In China, people use logical persuading (5.91) much more frequently than any other influence technique.  Then they use the other four power tools:  socializing, stating, appealing to relationship, and consulting.  In this culture, relationships are extremely important, and the Chinese use appealing to relationship significantly more often than the global norm.

They also use legitimizing, alliance building, and exchanging significantly more frequently than the norm.  In China, it would be far more common and acceptable to influence by appealing to authority, by building and using alliances, and by bargaining or exchanging.

In this culture, the power sources of role and resources are considerably greater than the norm, and expressiveness and reputation are considerably less than the norm.  This suggests that one’s position in an organization and control of resources are important factors in how influential one is.  Being expressive and having a strong reputation are relatively less important than they would be in many other cultures.

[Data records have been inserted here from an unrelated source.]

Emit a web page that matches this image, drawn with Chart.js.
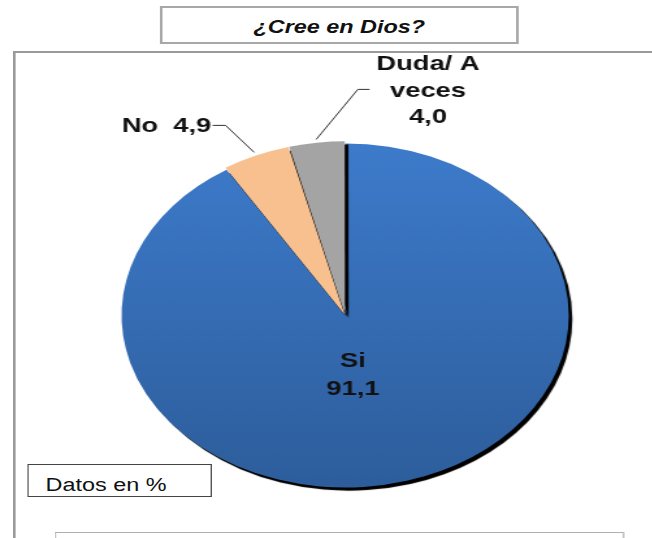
<!DOCTYPE html>
<html lang="es">
<head>
  <meta charset="UTF-8">
  <title>¿Cree en Dios?</title>
  <style>
    body {
      margin: 0;
      background: #fff;
      overflow: hidden;
      font-family: 'Liberation Sans', Arial, sans-serif;
      color: #111;
    }

    /* the original picture is stretched sideways, so the whole page is too */
    #page {
      position: relative;
      width: 502px;
      height: 538px;
      transform: scaleX(1.3);
      transform-origin: 0 0;
    }

    #marco {
      position: absolute;
      left: 10px;
      top: 51px;
      width: 600px;
      height: 600px;
      border: 2px solid #9a9a9a;
    }

    #titulo {
      position: absolute;
      left: 123px;
      top: 6px;
      width: 276px;
      height: 38px;
      box-sizing: border-box;
      border: 2px solid #a8a8a8;
      background: #fff;
      text-align: center;
      font-size: 18px;
      font-weight: bold;
      font-style: italic;
      line-height: 38px;
    }

    #datos {
      position: absolute;
      left: 21px;
      top: 464px;
      width: 142px;
      height: 33px;
      box-sizing: border-box;
      border: 1.5px solid #444;
      background: #fff;
      padding-left: 13px;
      font-size: 18px;
      line-height: 41px;
      white-space: nowrap;
    }

    #pie-caja {
      position: absolute;
      left: 42px;
      top: 532px;
      width: 436px;
      height: 100px;
      border: 1.5px solid #b0b0b0;
    }

    #pieChart {
      position: absolute;
      left: 0;
      top: 0;
    }
  </style>
</head>
<body>
  <div id="page">
    <div id="marco"></div>
    <div id="titulo">¿Cree en Dios?</div>
    <canvas id="pieChart" width="502" height="538"></canvas>
    <div id="datos">Datos en %</div>
    <div id="pie-caja"></div>
  </div>

  <script src="https://cdn.jsdelivr.net/npm/chart.js"></script>
  <script>
    const categories = ['Si', 'No', 'Duda/ A\nveces'];
    const values = [91.1, 4.9, 4.0];
    const colors = ['#3a76c4', '#f8c08f', '#a4a4a4'];

    const fmt = v => v.toFixed(1).replace('.', ',');

    // dark edge under the slices
    const shadowPlugin = {
      id: 'sombra',
      beforeDatasetsDraw(chart) {
        const ctx = chart.ctx;
        ctx.save();
        ctx.shadowColor = 'rgba(0,0,0,1)';
        ctx.shadowOffsetX = 2.8;
        ctx.shadowOffsetY = 3.2;
        ctx.shadowBlur = 0.8;
      },
      afterDatasetsDraw(chart) {
        chart.ctx.restore();
      }
    };

    // labels + leader lines
    const labelPlugin = {
      id: 'etiquetas',
      afterDraw(chart) {
        const ctx = chart.ctx;
        const arcs = chart.getDatasetMeta(0).data;
        ctx.save();
        ctx.font = 'bold 21px "Liberation Sans", Arial, sans-serif';
        ctx.fillStyle = '#111';
        ctx.strokeStyle = '#333';
        ctx.lineWidth = 1;

        arcs.forEach((arc, i) => {
          const p = arc.getProps(['x', 'y', 'startAngle', 'endAngle', 'outerRadius']);
          const mid = (p.startAngle + p.endAngle) / 2;
          const r = p.outerRadius + (arc.options.offset || 0) + 0.5;
          const sx = p.x + Math.cos(mid) * r;
          const sy = p.y + Math.sin(mid) * r;
          const lines = categories[i].split('\n');

          if (i === 0) {
            ctx.textAlign = 'center';
            ctx.fillText(lines[0], p.x + 6, p.y + 51);
            ctx.fillText(fmt(values[i]), p.x + 6, p.y + 79);
          } else if (i === 1) {
            const ex = sx - 22, ey = sy - 27;
            ctx.beginPath();
            ctx.moveTo(sx, sy);
            ctx.lineTo(ex, ey);
            ctx.lineTo(ex - 10, ey);
            ctx.stroke();
            ctx.textAlign = 'right';
            ctx.fillText(lines[0] + '  ' + fmt(values[i]), ex - 11, ey + 7);
          } else {
            const ex = sx + 32, ey = sy - 50;
            ctx.beginPath();
            ctx.moveTo(sx, sy);
            ctx.lineTo(ex, ey);
            ctx.lineTo(ex + 9, ey);
            ctx.stroke();
            ctx.textAlign = 'center';
            const tx = ex + 54;
            ctx.fillText(lines[0], tx, ey - 19);
            ctx.fillText(lines[1], tx, ey + 7.5);
            ctx.fillText(fmt(values[i]), tx, ey + 34);
          }
        });
        ctx.restore();
      }
    };

    new Chart(document.getElementById('pieChart'), {
      type: 'pie',
      data: {
        labels: categories,
        datasets: [{
          data: values,
          backgroundColor: (c) => {
            const area = c.chart.chartArea;
            if (c.dataIndex !== 0 || !area) return colors[c.dataIndex];
            const g = c.chart.ctx.createLinearGradient(0, area.top, 0, area.bottom);
            g.addColorStop(0, '#3d7bcb');
            g.addColorStop(1, '#2d5d9b');
            return g;
          },
          borderWidth: 0,
          offset: [0, 5, 5]
        }]
      },
      options: {
        responsive: false,
        animation: false,
        radius: 172,
        layout: {
          padding: { left: 93, top: 143, right: 64, bottom: 50 }
        },
        plugins: {
          legend: { display: false },
          tooltip: { enabled: false }
        }
      },
      plugins: [shadowPlugin, labelPlugin]
    });
  </script>
</body>
</html>
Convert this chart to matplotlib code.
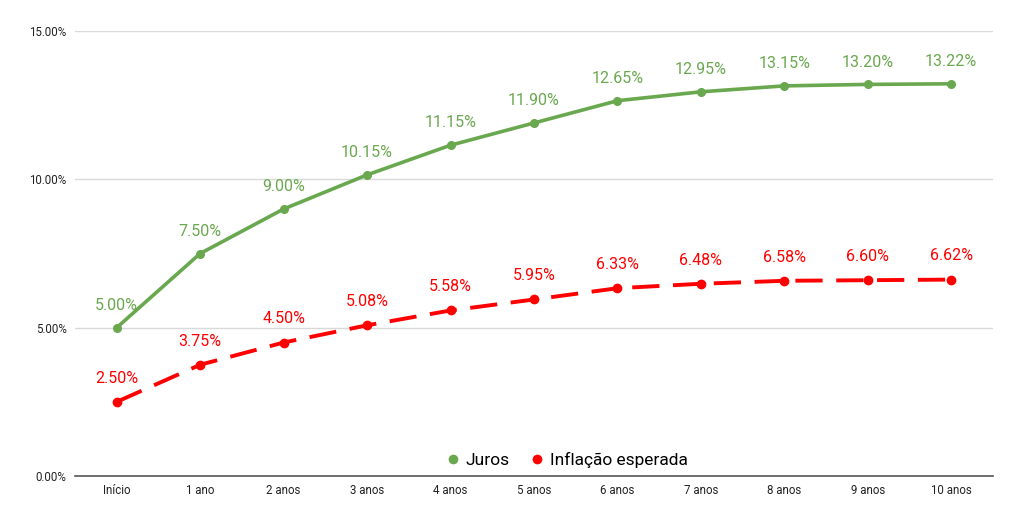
import matplotlib
matplotlib.use('Agg')
import matplotlib.pyplot as plt
from matplotlib.lines import Line2D

# === Data ===
categories = ["Início", "1 ano", "2 anos", "3 anos", "4 anos", "5 anos",
              "6 anos", "7 anos", "8 anos", "9 anos", "10 anos"]
juros = [5.00, 7.50, 9.00, 10.15, 11.15, 11.90, 12.65, 12.95, 13.15, 13.20, 13.22]
inflacao = [2.50, 3.75, 4.50, 5.08, 5.58, 5.95, 6.33, 6.48, 6.58, 6.60, 6.62]

green = "#6aa84f"
red = "#ff0000"

plt.rcParams['font.family'] = ['Roboto', 'DejaVu Sans']

fig = plt.figure(figsize=(10.24, 5.2), dpi=100)
ax = fig.add_axes([75/1024, 44/520, 918/1024, 445/520])

x = list(range(len(categories)))
ax.plot(x, juros, color=green, lw=2.6, marker='o', ms=5.5, zorder=3)
ax.plot(x, inflacao, color=red, lw=2.8, marker='o', ms=6, zorder=3,
        dashes=(7, 3.5))

for xi, v in zip(x, juros):
    ax.annotate(f"{v:.2f}%", (xi, v), xytext=(0, 16), textcoords='offset points',
                ha='center', va='center', color=green, fontsize=11.5)
for xi, v in zip(x, inflacao):
    ax.annotate(f"{v:.2f}%", (xi, v), xytext=(0, 17), textcoords='offset points',
                ha='center', va='center', color=red, fontsize=11.5)

ax.set_xlim(-0.5, len(categories) - 0.5)
ax.set_ylim(0, 15)
ax.set_yticks([0, 5, 10, 15])
ax.set_yticklabels(["0.00%", "5.00%", "10.00%", "15.00%"])
ax.set_xticks(x)
ax.set_xticklabels(categories)
ax.tick_params(axis='both', length=0, labelsize=8.3, colors='#222222')
ax.tick_params(axis='x', pad=6)
ax.tick_params(axis='y', pad=6)

ax.grid(axis='y', color='#d9d9d9', lw=1)
ax.set_axisbelow(True)
for s in ['top', 'right', 'left']:
    ax.spines[s].set_visible(False)
ax.spines['bottom'].set_color('#555555')
ax.spines['bottom'].set_linewidth(1.2)

legend = [
    Line2D([0], [0], marker='o', color='w', label='Juros', markerfacecolor=green, markersize=8),
    Line2D([0], [0], marker='o', color='w', label='Inflação esperada', markerfacecolor=red, markersize=8),
]
ax.legend(handles=legend, loc='center', bbox_to_anchor=(0.534, 0.035), ncol=2,
          frameon=False, fontsize=12.5, handletextpad=0.1, columnspacing=1.0,
          handlelength=1.2)

fig.savefig("out.png", dpi=100)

The people in this culture rate significantly higher on avoiding than the global norm.  This is likely true because of the cultural inhibition about disagreeing openly and directly with someone.  Saying “no” without being explicit can be interpreted as an avoiding behavior.  Nonetheless, the third most-used influence technique for the Chinese is stating.  They are comfortable being direct, but they will so do in a way that may not seem direct unless you know how to properly interpret what you’re hearing.

To influence effectively in China, remember that existing relationships matter as much as one’s formal role in an organization.  Citing rules, regulations, laws, traditions, and revered or important people is more common in China than in many other cultures.  The Chinese will be more willing than other cultures to use alliance building, and they’ll be more accustomed to and comfortable bargaining or trading for cooperation.  Use logical persuasion but bear in mind the complex underlying influences of relationships and roles and the apparent ambiguities in how ideas and agreements are communicated.